Raichel Goodyear says if she was a guy she wouldn't want to date a girl with all this drama, so she's not too surprised to be denied a rose either. So everybody agrees with Brad this week!

Here's what ABC aired during Monday's broadcast:

Keltie: "I really swear to God, if they gave out an Oscar for worst dater ever, it would go to this girl. I'm the worst. I'm just so awkward. Honestly, I don't know if love is in the cards for me. I think I'm maybe meant to be alone. This was kind of like my last-ditch effort 'cause I've done like the regular dating and the dating people at work — that never works out well. And then I did the being set up by people that I know. And then I did the online dating. I think I kind of exhausted all the avenues. I think that I'm gonna stick to kicking. Way easier."

Melissa: "I think there were several girls who targeted me and they needed to push me over the edge so that there was one less girl.
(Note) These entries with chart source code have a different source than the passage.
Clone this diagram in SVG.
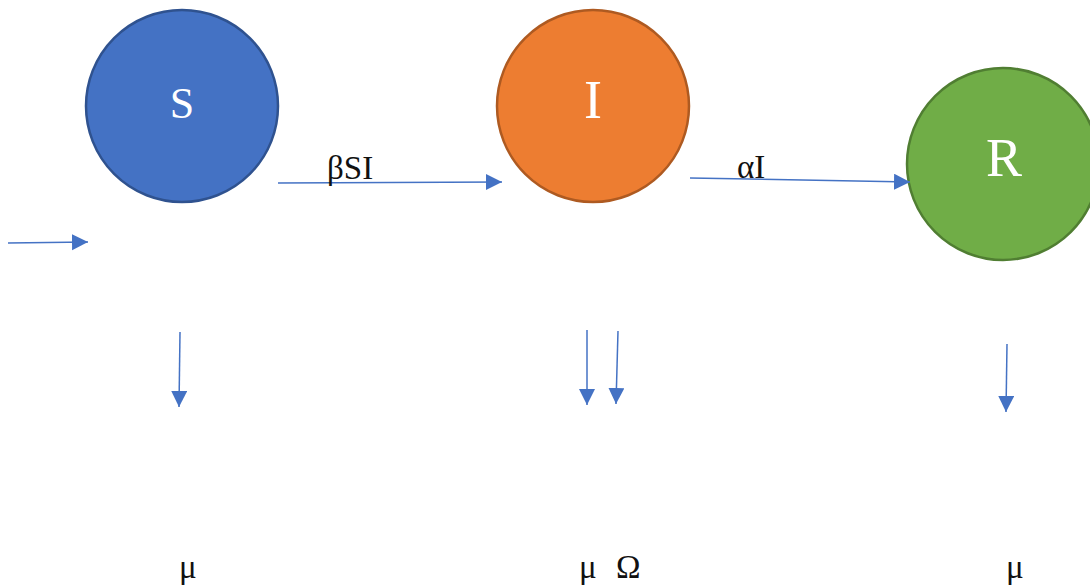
<svg xmlns="http://www.w3.org/2000/svg" width="1090" height="588" viewBox="0 0 1090 588">
<style>
.c{stroke-width:2.5}
.lbl{font-family:"Liberation Serif",serif;fill:#fff;text-anchor:middle}
.t{font-family:"Liberation Serif",serif;fill:#111;font-size:33px}
.a{stroke:#4472C4;stroke-width:1.5;fill:none;marker-end:url(#ah)}
</style>
<defs>
<marker id="ah" markerUnits="userSpaceOnUse" markerWidth="18" markerHeight="18" refX="16" refY="8" orient="auto">
<path d="M0,0 L16,8 L0,16 Z" fill="#4472C4"/>
</marker>
</defs>
<rect width="1090" height="588" fill="#fff"/>
<g id="S"><circle class="c" cx="182" cy="106" r="96" fill="#4472C4" stroke="#2F528F"/><text class="lbl" x="182" y="118" font-size="44">S</text></g>
<g id="I"><circle class="c" cx="593" cy="106" r="96" fill="#ED7D31" stroke="#AE5A21"/><text class="lbl" x="593" y="118" font-size="54">I</text></g>
<g id="R"><circle class="c" cx="1003" cy="164" r="96" fill="#70AD47" stroke="#507E32"/><text class="lbl" x="1004" y="176" font-size="54">R</text></g>
<g id="connectors">
<line class="a" x1="8" y1="243" x2="88" y2="242"/>
<line class="a" x1="278" y1="183" x2="502" y2="182"/>
<line class="a" x1="690" y1="178" x2="910" y2="182"/>
<line class="a" x1="180" y1="332" x2="179" y2="407"/>
<line class="a" x1="587" y1="330" x2="587" y2="405"/>
<line class="a" x1="618" y1="331" x2="616" y2="404"/>
<line class="a" x1="1007" y1="344" x2="1006" y2="412"/>
</g>
<g id="labels">
<text class="t" x="327" y="179">βSI</text>
<text class="t" x="737" y="178">αI</text>
<text class="t" x="179" y="578">μ</text>
<text class="t" x="579" y="578">μ</text>
<text class="t" x="616" y="578">Ω</text>
<text class="t" x="1006" y="578">μ</text>
</g>
</svg>
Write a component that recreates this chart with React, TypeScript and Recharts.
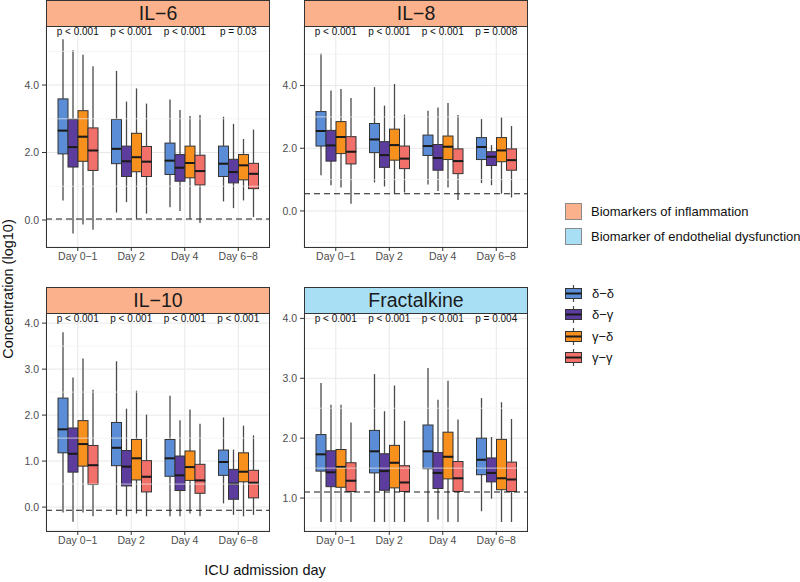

And that sucks because I'm, like, a really nice person. I guess you can't be friends with everyone, right? I had a really hard time in this house and it's just a shame because I don't feel that I deserved it."

Raichel: "Nobody likes to be in this position. You feel rejected. It sucks, you know. I feel like I do deserve better than, like, standing here crying right now. I feel like I deserve to be smiling and laughing and talking with Brad. I don't feel like I should be sitting here upset. If I continue to be this way that means Melissa won. I came here to fall in love. I came here to fall in love, I didn't come here to fight with another girl. And the part that makes me, like, the most frustrated about this whole thing is I tried to put myself out there and this wasn't my time."